I'm speaking of Beggars Banquet by the Stones. If there's any beggars attending any banquets, it would be CEOs who know how to beg for cash like the best of the bums.

So with the image of fat cats sitting on leather seats in the privacy of their own jets in mind, let's take a look at how beggars fared at the banquet 40 years ago...

The first thing you realize as you listen to the songs on the album is that Beggars Banquet is unbelievably timely, in spite of its age. It opens with a bang: Sympathy for the Devil, a song about Lucifer, the Devil, a song loaded with a history of violence and rage.
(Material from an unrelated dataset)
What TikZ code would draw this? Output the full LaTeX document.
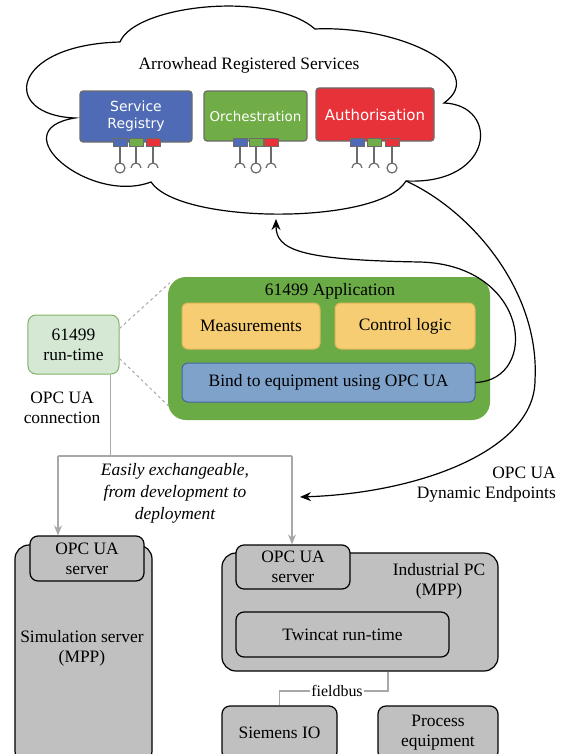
\documentclass[tikz,border=0pt]{standalone}
\usepackage{fontspec}
\setmainfont{Liberation Serif}
\newfontfamily\svcfont{DejaVu Sans}
\usetikzlibrary{calc,arrows.meta}

\definecolor{srblue}{HTML}{4F6BB5}
\definecolor{orgreen}{HTML}{70AD47}
\definecolor{aured}{HTML}{E8323A}
\definecolor{portgray}{HTML}{6B6B6B}
\definecolor{appgreen}{HTML}{6BAB45}
\definecolor{rtfill}{HTML}{D5E8D4}
\definecolor{rtline}{HTML}{82B366}
\definecolor{taskfill}{HTML}{F6CD72}
\definecolor{taskline}{HTML}{E2B65A}
\definecolor{bindfill}{HTML}{7FA2CB}
\definecolor{bindline}{HTML}{44669E}
\definecolor{boxgray}{HTML}{C0C0C0}
\definecolor{linkgray}{HTML}{A8A8A8}

\tikzset{
	txt/.style={font=\fontsize{17.5}{20}\selectfont, align=center, inner sep=0pt},
	svc/.style={draw=portgray, line width=1.2bp, rounded corners=3bp, text=white, align=center, inner sep=0pt},
	port/.style={draw=portgray, line width=1bp},
	stem/.style={draw=portgray, line width=1.2bp},
	task/.style={txt, draw=taskline, fill=taskfill, line width=1bp, rounded corners=6bp},
	graybox/.style={txt, draw=black, line width=1.2bp, fill=boxgray, rounded corners=8bp},
	graylink/.style={draw=linkgray, line width=1.5bp},
	bluelink/.style={draw=black, line width=1.2bp},
}

\begin{document}
\begin{tikzpicture}[x=1bp, y=-1bp]
	%%%%% START %%%%%
	\useasboundingbox (0,0) rectangle (572,754);
	
	% cloud
	\draw[line width=1.2bp] (120,42) .. controls (135,5) and (270,-10) .. (315,29)
		.. controls (400,25) and (490,70) .. (444,103)
		.. controls (500,105) and (495,185) .. (406,181)
		.. controls (380,225) and (180,225) .. (151,182)
		.. controls (90,205) and (0,130) .. (75,118)
		.. controls (0,115) and (10,45) .. (120,42);
	\coordinate (cloudbot) at (276,219);
	\coordinate (cloudexit) at (406,181);
	
	\node[txt] (arrowhead) at (249,65) {Arrowhead Registered Services};
	
	\node[svc, fill=srblue, minimum width=112bp, minimum height=51bp, font=\svcfont\fontsize{14}{17}\selectfont] (sr) at (136,116.5) {Service\\Registry};
	\node[svc, fill=orgreen, minimum width=103bp, minimum height=50bp, font=\svcfont\fontsize{13.5}{16}\selectfont] (orch) at (255.5,116) {Orchestration};
	\node[svc, fill=aured, minimum width=118bp, minimum height=53bp, font=\svcfont\fontsize{15}{18}\selectfont] (auth) at (375,114.5) {Authorisation};
	
	\foreach \px/\pc in {120/srblue,136/orgreen,153/aured,240/srblue,256/orgreen,271/aured,357/srblue,374/orgreen,392/aured}{
		\draw[stem] (\px,146) -- (\px,163);
		\draw[port, fill=\pc] (\px-7,138) rectangle (\px+7,146);
	}
	\foreach \px in {120,256,392}
		\draw[stem] (\px,168) circle (5);
	\foreach \px in {136,153,240,271,357,374}
		\draw[stem] (\px-5,168) arc (180:360:5);
	
	% 61499
	\node[txt, draw=rtline, fill=rtfill, line width=1bp, rounded corners=8bp, minimum width=91bp, minimum height=59bp] (rt) at (73.5,344.5) {61499\\run-time};
	
	\node[fill=appgreen, rounded corners=18bp, minimum width=322bp, minimum height=143bp] (app) at (329,348.5) {};
	\node[txt] (apptitle) at (330,291) {61499 Application};
	\node[task, minimum width=138bp, minimum height=46bp] (meas) at (251,326) {Measurements};
	\node[task, minimum width=140bp, minimum height=46bp] (ctrl) at (405,326) {Control logic};
	\node[txt, draw=bindline, fill=bindfill, line width=1bp, rounded corners=6bp, minimum width=293bp, minimum height=39bp] (bind) at (328.5,382.5) {Bind to equipment using OPC UA};
	
	\draw[draw=linkgray, line width=1bp, dashed] ($(rt.east)+(0,-16)$) -- ($(app.north west)+(2,6)$);
	\draw[draw=linkgray, line width=1bp, dashed] ($(rt.east)+(0,14)$) -- ($(app.south west)+(2,-13)$);
	
	\draw[bluelink, -{Stealth[length=11bp,width=9bp]}] (bind.east) .. controls (540,380) and (530,265) .. (420,262)
		.. controls (300,260) and (276,250) .. (cloudbot);
	
	\coordinate (dynend) at (300,497);
	\draw[bluelink, -{Stealth[length=11bp,width=9bp]}] (cloudexit) .. controls (470,210) and (540,290) .. (535,380)
		.. controls (535,450) and (420,493) .. (dynend);
	
	\node[txt] (opcconn) at (62,408) {OPC UA\\connection};
	\node[txt, font=\itshape\fontsize{17.5}{22}\selectfont] (exch) at (175,493) {Easily exchangeable,\\from development to\\deployment};
	\node[txt, align=right, anchor=east] (dynlbl) at (556,485) {OPC UA\\Dynamic Endpoints};
	
	% servers
	\node[graybox, rounded corners=14bp, minimum width=137bp, minimum height=220bp] (sim) at (83.5,655) {};
	\node[txt] (simlbl) at (82,648) {Simulation server\\(MPP)};
	\node[graybox, minimum width=114bp, minimum height=45bp] (so) at (87,558.5) {OPC UA\\server};
	
	\node[graybox, rounded corners=14bp, minimum width=276bp, minimum height=118bp] (ipc) at (360,612) {};
	\node[txt] (ipclbl) at (439,581) {Industrial PC\\(MPP)};
	\node[graybox, minimum width=114bp, minimum height=44bp] (io) at (293,567) {OPC UA\\server};
	\node[graybox, minimum width=213bp, minimum height=45bp] (twin) at (342.5,634.5) {Twincat run-time};
	
	\node[graybox, minimum width=115bp, minimum height=54bp] (siemens) at (279.5,733) {Siemens IO};
	\node[graybox, minimum width=120bp, minimum height=54bp] (proc) at (438,733) {Process\\equipment};
	
	\coordinate (split) at ($(rt.south)+(37,0)$);
	\coordinate (jl) at (58,456);
	\coordinate (jr) at (292,456);
	\draw[graylink] (split) |- (jl);
	\draw[graylink] (jl) -- (jr);
	\draw[graylink, -{Stealth[length=10bp,width=8bp]}] (jl) -- (jl |- so.north);
	\draw[graylink, -{Stealth[length=10bp,width=8bp]}] (jr) -- (jr |- io.north);
	
	\node[txt, font=\fontsize{16}{18}\selectfont, inner sep=1bp] (fb) at (337,691) {fieldbus};
	\draw[graylink, line width=1.2bp] ($(ipc.south)+(28,0)$) |- (fb.east);
	\draw[graylink, line width=1.2bp] (fb.west) -| (siemens.north);
	%%%%% END %%%%%
\end{tikzpicture}
\end{document}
It was a song played during their Altamount concert, where a man was stabbed after he had pulled out a gun (though not necessarily played at the precise moment of the murder.)

With lyrics that cover the blitzkrieg, the assassination of the Kennedys, the murder of the Romanovs and the doubt of Jesus, it offers a timeless glimpse into the greed, hatred and misery that has been around for a long long year.

And I think these days, the nature of the game still has most of us puzzled.

Sympathy for the Devil segues immediately into No Expectations - with lyrics many can relate to today: Once I was a rich man and now I am so poor.

Later, we hear Mick singing songs about a tramp sittin' on my doorstep and strange stray cats and about how the famine swept the land - providing stark images of isolation and darkness.

The album also includes the Stones' rousing anthem to political upheaval Street Fighting Man and ends with an ode to The Salt of the Earth.

The ten songs on Beggars Banquet offer a stripped down honesty in the lyrics and some of the best rock 'n roll music ever laid down on tape, fusing blues and rock in a way that seems as fresh today as it was back when it was played for the first time.

1968, the year this album was released, was the year we lost Martin Luther King, Jr. and Bobby Kennedy; it was the year the city of Chicago waged war on the protesters who came to the Democratic Convention; it was the year Nixon became our president.

It is remarkable that something released 40 years ago at the height of the violence of the 60s is so relevant today.

Great art is timeless. So let's hoist a few and celebrate the auditory banquet offered by the Stones so many years ago.

Lets drink to the hard working people
Lets drink to the lowly of birth
Raise your glass to the good and the evil
Lets drink to the salt of the earth


Cindy Fey said…
I have to say I prefer Exile on Main Street, but Salt of the Earth is one great song.